There are multiple closely related fields that you could look into, namely social psychiatry, cultural psychiatry, and psychiatric anthropology. American Psychiatric Publishing publishes a
textbook on the topic of clinical aspects of cultural psychiatry, although it hasn't been updated in some time, but it still might be a great place to start to get a broad overview. I did a quick Amazon search and there do seem to be more up-to-date textbooks related to the field, including one from Oxford University Press. Both culture
and psychiatry being such broad themes themselves, these related fields have a lot of breadth as well.
If you wanted to explore its history and get a sense of just how much breadth these fields have, the roots of social psychiatry go back some way: A sociologist named
Durkheim studied suicide rates and connected it to social upheaval. The culturally specific manifestations of illness that are often mentioned in passing in training (e.g., koro, ataque de nervios, piblokto, etc.) are related to controversial
debates on whether the DSM itself contributes to a cultural spread of Western conceptualizations of disease. One of my own ancestors, an anthropologist, tried to understand in the 1950's whether schizophrenia
manifested differently in different cultural groups and he also looked at techniques of dream analysis in the Ute people, discussing their similarities to psychoanalytic techniques, among many other examples. And that's just a spattering of examples of topics within the field. It's really expansive.

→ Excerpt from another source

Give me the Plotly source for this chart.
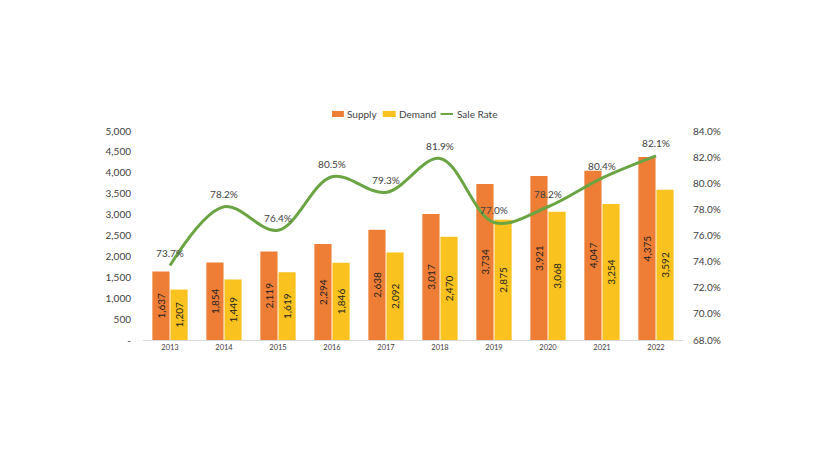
import plotly.graph_objects as go

years = ["2013", "2014", "2015", "2016", "2017", "2018", "2019", "2020", "2021", "2022"]
supply = [1637, 1854, 2119, 2294, 2638, 3017, 3734, 3921, 4047, 4375]
demand = [1207, 1449, 1619, 1846, 2092, 2470, 2875, 3068, 3254, 3592]
sale_rate = [0.737, 0.782, 0.764, 0.805, 0.793, 0.819, 0.770, 0.782, 0.804, 0.821]

left_ticks = [0, 500, 1000, 1500, 2000, 2500, 3000, 3500, 4000, 4500, 5000]
left_ticktext = ["-"] + [f"{v:,}" for v in left_ticks[1:]]
right_ticks = [0.68, 0.70, 0.72, 0.74, 0.76, 0.78, 0.80, 0.82, 0.84]

FONT = "Lato, 'Open Sans', sans-serif"
SUPPLY_COLOR = "#EE7D35"
DEMAND_COLOR = "#F9C21E"
RATE_COLOR = "#6AA443"
TEXT = "#404040"

fig = go.Figure()
fig.add_trace(go.Bar(
    x=years, y=supply, name="Supply",
    marker=dict(color=SUPPLY_COLOR, line=dict(width=0)),
    text=[f"{v:,}" for v in supply], textposition="inside",
    insidetextanchor="middle", textangle=-90,
    textfont=dict(color="#222222", size=10, family=FONT),
))
fig.add_trace(go.Bar(
    x=years, y=demand, name="Demand",
    marker=dict(color=DEMAND_COLOR, line=dict(width=0)),
    text=[f"{v:,}" for v in demand], textposition="inside",
    insidetextanchor="middle", textangle=-90,
    textfont=dict(color="#222222", size=10, family=FONT),
))
fig.add_trace(go.Scatter(
    x=years, y=sale_rate, name="Sale Rate", yaxis="y2",
    mode="lines+markers+text",
    line=dict(color=RATE_COLOR, width=3, shape="spline", smoothing=1.0),
    marker=dict(size=8, color="rgba(0,0,0,0)"),
    text=[f"{v*100:.1f}%" for v in sale_rate], textposition="top center",
    textfont=dict(color=TEXT, size=10, family=FONT),
))

# custom compact legend (top centre)
leg_y0, leg_y1, leg_yc = 1.067, 1.096, 1.0815
shapes = [
    dict(type="rect", xref="paper", yref="paper", x0=0.350, x1=0.372, y0=leg_y0, y1=leg_y1,
         fillcolor=SUPPLY_COLOR, line=dict(width=0)),
    dict(type="rect", xref="paper", yref="paper", x0=0.444, x1=0.468, y0=leg_y0, y1=leg_y1,
         fillcolor=DEMAND_COLOR, line=dict(width=0)),
    dict(type="line", xref="paper", yref="paper", x0=0.551, x1=0.574, y0=leg_yc, y1=leg_yc,
         line=dict(color=RATE_COLOR, width=2)),
]
annotations = [
    dict(text="Supply", xref="paper", yref="paper", x=0.374, y=leg_yc, xanchor="left",
         yanchor="middle", showarrow=False, font=dict(size=10, color=TEXT, family=FONT)),
    dict(text="Demand", xref="paper", yref="paper", x=0.471, y=leg_yc, xanchor="left",
         yanchor="middle", showarrow=False, font=dict(size=10, color=TEXT, family=FONT)),
    dict(text="Sale Rate", xref="paper", yref="paper", x=0.577, y=leg_yc, xanchor="left",
         yanchor="middle", showarrow=False, font=dict(size=10, color=TEXT, family=FONT)),
]

fig.update_layout(
    width=825, height=464,
    paper_bgcolor="white", plot_bgcolor="white",
    margin=dict(l=143, r=142, t=131, b=124),
    barmode="group", bargap=0.33, bargroupgap=0.05,
    uniformtext=dict(minsize=10, mode="show"),
    font=dict(family=FONT, color=TEXT, size=10),
    showlegend=False,
    shapes=shapes, annotations=annotations,
    xaxis=dict(range=[-0.5, len(years) - 0.5], showgrid=False, showline=True,
               linecolor="#D9D9D9", linewidth=1,
               tickfont=dict(size=7.5, color=TEXT), ticks=""),
    yaxis=dict(range=[0, 5000], tickvals=left_ticks, ticktext=left_ticktext,
               showgrid=False, zeroline=False, tickfont=dict(size=10, color=TEXT),
               ticklabelstandoff=11),
    yaxis2=dict(range=[0.68, 0.84], tickvals=right_ticks, tickformat=".1%",
                overlaying="y", side="right", showgrid=False, zeroline=False,
                tickfont=dict(size=10, color=TEXT), ticklabelstandoff=9),
)

fig.write_html("out.html", config={"displayModeBar": False},
               post_script="document.body.style.margin='0';")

One thing that I find interesting is that even my own subspecialty, CL psychiatry, which some think of as a more biological field for the highly medical context in which it is practiced, must have strongly seen itself as more connected to social psychiatry in the past, as in 1968, its journal (formerly called
Psychosomatics and now renamed the
Journal of the Academy of Consultation-Liaison Psychiatry) had both a social psychiatry
and a sociology/anthropology editor (see screenshot below). This is kind of mind-blowing to me, because it's just hard to see what role dedicated social psychiatry and anthropology editors would even play in
today's conception of CL psychiatry. I guess it's a just a sign of the decline in focus on the last four syllables of the
biopsychosocial in
much of the practice of psychiatry--not to say that there aren't those like yourself, the above poster (Splik), and many others who try to combat this decline by thinking and practicing in a holistic way.
Thanks for tolerating me writing at length about it! I hope myself or the above poster left you some helpful crumbs to follow.